Liberal Democrat Party Chairman, Matthew Taylor, has asked the Information Commissioner to investigate the allegations and clarify how the TPS rules apply to election canvassing. “We have received a number of complaints from individuals who have signed on to the TPS, but are still receiving unsolicited calls from the Tories and the Labour Party,” said Taylor. “The advice that we have received on several previous occasions is that such phone calls are illegal.”

Under the Privacy & Electronic Communications Regulations, organisations are prohibited from calling phone numbers listed on the TPS register unless they have been given specific permission to do so. Organisations that breach the rules can be fined up to £5,000 per violation.

The Liberal Democrats are also setting up a website encouraging people to register complaints against cold call canvassing by political parties. "From today, we will be willing to help voters make complaints,” said Simon Hughes MP, President of the Liberal Democrats. “The Liberal Democrats are the only major party now to respect their wishes,” he added. “We are rigorous about cleansing our phone lists of numbers registered under the TPS system…It is time that the other two parties respected the rights of voters and consumers.”

2. Used hard disks expose confidential data

Companies that fail to destroy sensitive information from disused hard disks could find themselves on the receiving end of regulatory action or lawsuits from clients and staff whose data is exposed. A study carried out by the University of Glamorgan’s School of Computing has suggested that nearly 50 per cent of organisations are selling on computers with confidential information still attached.

The study, which looked at 92 second hand hard disks purchased via eBay and computer fairs, found whole customer and HR databases, names and addresses, national insurance numbers and corporate financial data.

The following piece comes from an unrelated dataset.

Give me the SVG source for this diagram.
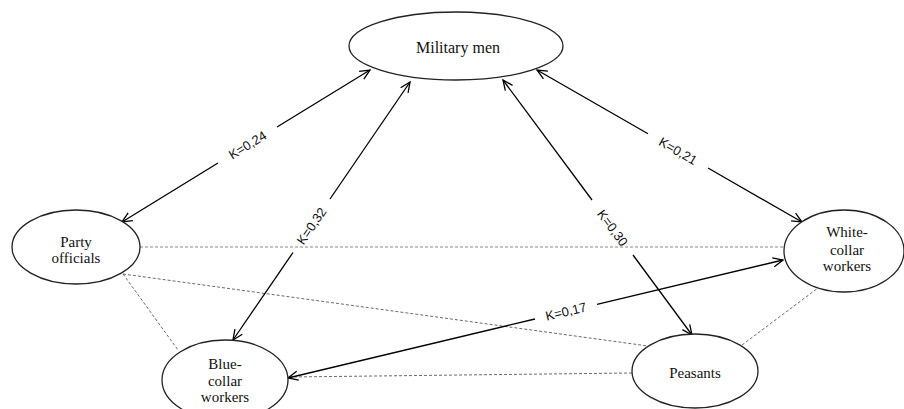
<svg xmlns="http://www.w3.org/2000/svg" width="904" height="409" viewBox="0 0 904 409">
<style>
.node{fill:#fff;stroke:#222;stroke-width:1.3}
.nt{font-family:"Liberation Serif","Times New Roman",serif;font-size:15px;fill:#111;text-anchor:middle}
.arr{fill:none;stroke:#000;stroke-width:1.3}
.d1{fill:none;stroke:#888;stroke-width:1.2;stroke-dasharray:3 2}
.d2{fill:none;stroke:#444;stroke-width:0.8;stroke-dasharray:3 2}
.lbl{font-family:"Liberation Sans",Arial,sans-serif;font-size:13px;fill:#111;text-anchor:middle;dominant-baseline:central}
</style>
<defs>
<marker id="ah" viewBox="-12 -6 13 12" refX="0" refY="0" markerWidth="13" markerHeight="12" markerUnits="userSpaceOnUse" orient="auto-start-reverse">
<path d="M-10,-4.5 L0,0 L-10,4.5" fill="none" stroke="#000" stroke-width="1.3"/>
</marker>
</defs>
<rect width="904" height="409" fill="#fff"/>
<g id="connectors">
<line class="d1" x1="140" y1="247" x2="784" y2="247"/>
<line class="d2" x1="123" y1="274" x2="648" y2="346"/>
<line class="d2" x1="123" y1="274" x2="178" y2="350"/>
<line class="d2" x1="632" y1="373" x2="290" y2="377"/>
<line class="d2" x1="742" y1="345" x2="822" y2="285"/>
<line class="arr" x1="122" y1="222" x2="218" y2="163" marker-start="url(#ah)"/>
<line class="arr" x1="277" y1="127" x2="370" y2="70" marker-end="url(#ah)"/>
<text class="lbl" transform="translate(247.5,145) rotate(-31.5)">K=0,24</text>
<line class="arr" x1="233" y1="340" x2="293" y2="252.5" marker-start="url(#ah)"/>
<line class="arr" x1="330" y1="199" x2="410" y2="82" marker-end="url(#ah)"/>
<text class="lbl" transform="translate(311.5,226) rotate(-55.5)">K=0,32</text>
<line class="arr" x1="503" y1="80" x2="592" y2="200" marker-start="url(#ah)"/>
<line class="arr" x1="633" y1="255" x2="692" y2="335" marker-end="url(#ah)"/>
<text class="lbl" transform="translate(612.5,228) rotate(53.5)">K=0,30</text>
<line class="arr" x1="537" y1="70" x2="648" y2="133.7" marker-start="url(#ah)"/>
<line class="arr" x1="708" y1="168" x2="802" y2="222" marker-end="url(#ah)"/>
<text class="lbl" transform="translate(678,151) rotate(29.8)">K=0,21</text>
<line class="arr" x1="288" y1="378" x2="535" y2="319" marker-start="url(#ah)"/>
<line class="arr" x1="597" y1="304.3" x2="783" y2="260" marker-end="url(#ah)"/>
<text class="lbl" transform="translate(566,311.5) rotate(-13.4)">K=0,17</text>
</g>
<g id="military">
<ellipse class="node" cx="456" cy="46" rx="107" ry="34"/>
<text class="nt" x="458" y="53" style="font-size:16px">Military men</text>
</g>
<g id="party">
<ellipse class="node" cx="76" cy="247" rx="64" ry="37"/>
<text class="nt" x="76" y="247">Party</text>
<text class="nt" x="76" y="263">officials</text>
</g>
<g id="white">
<ellipse class="node" cx="844" cy="251" rx="60" ry="41"/>
<text class="nt" x="847" y="237">White-</text>
<text class="nt" x="847" y="255">collar</text>
<text class="nt" x="847" y="271">workers</text>
</g>
<g id="blue">
<ellipse class="node" cx="225" cy="380" rx="63" ry="40"/>
<text class="nt" x="225" y="369">Blue-</text>
<text class="nt" x="225" y="386">collar</text>
<text class="nt" x="225" y="402">workers</text>
</g>
<g id="peasants">
<ellipse class="node" cx="695" cy="371" rx="63" ry="37"/>
<text class="nt" x="695" y="378">Peasants</text>
</g>
</svg>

Under the Data Protection Act, organisations are required to protect personal information from unauthorised access and destroy data that is no longer needed. The security lapses identified in the survey, however, are not necessarily because companies are unaware of their duty to destroy this information, but more their inability to carry out the task properly. Glamorgan University’s study found that in around half of the hard disks examined there had been failed - or only partially successful - attempts to remove information.

“Companies have an obligation to dispose of data when it is no longer required,” said
Dr Andy Blyth, head of the university’s Information Security Research Group, “and many of the organisations involved are now launching investigations in to how this information has ended up in the public domain.”

Key figures:

  • Unsuccessful attempts had been made to destroy confidential data on 48 per cent of the 92 hard disks studied.
  • 51 per cent of the hard disks contained personally identifiable information (including HR/customer databases, contact details, and national insurance numbers).
  • 57 per cent of the hard disks contained information that identified the organisations they had come from (these included a financial services organisation, a company from the leisure services industry, as well as schools and universities).
  • 20 per cent of the hard disks contained financial information, including sales receipts and profit and loss reports.

3. Organisations warned over Instant Messaging threat

IT analyst group Gartner has warned that vulnerabilities in Instant Messaging (IM) programmes could compromise organisations’ internal security controls.

The warning follows the exposure earlier this month of a security flaw in Microsoft’s MSN Messenger IM service. Although Microsoft was quick to control the problem, Gartner has stressed that when future vulnerabilities arise, Microsoft and other IM providers may not be able to act as quickly or effectively.

The increasing use of IM applications across enterprises, said Gartner, means organisations need to implement appropriate policies. “IM is so widely used that most enterprises have no idea how many IM clients are installed on their systems or how much IM traffic passed over their networks,” said Senior Gartner analyst, Lawrence Orans. But blocking the use of IM, he added, may be impractical. “IM is now so popular that it is rapidly becoming unrealistic to block IM traffic entirely. In many cases, one or more business units can make a compelling case for the need to use IM.”

Instead, organisations are being advised to adopt one of three options: implement an enterprise wide IM solution, deploy a solution that enables controls to be placed on publicly available IM programmes, or adopt both solutions.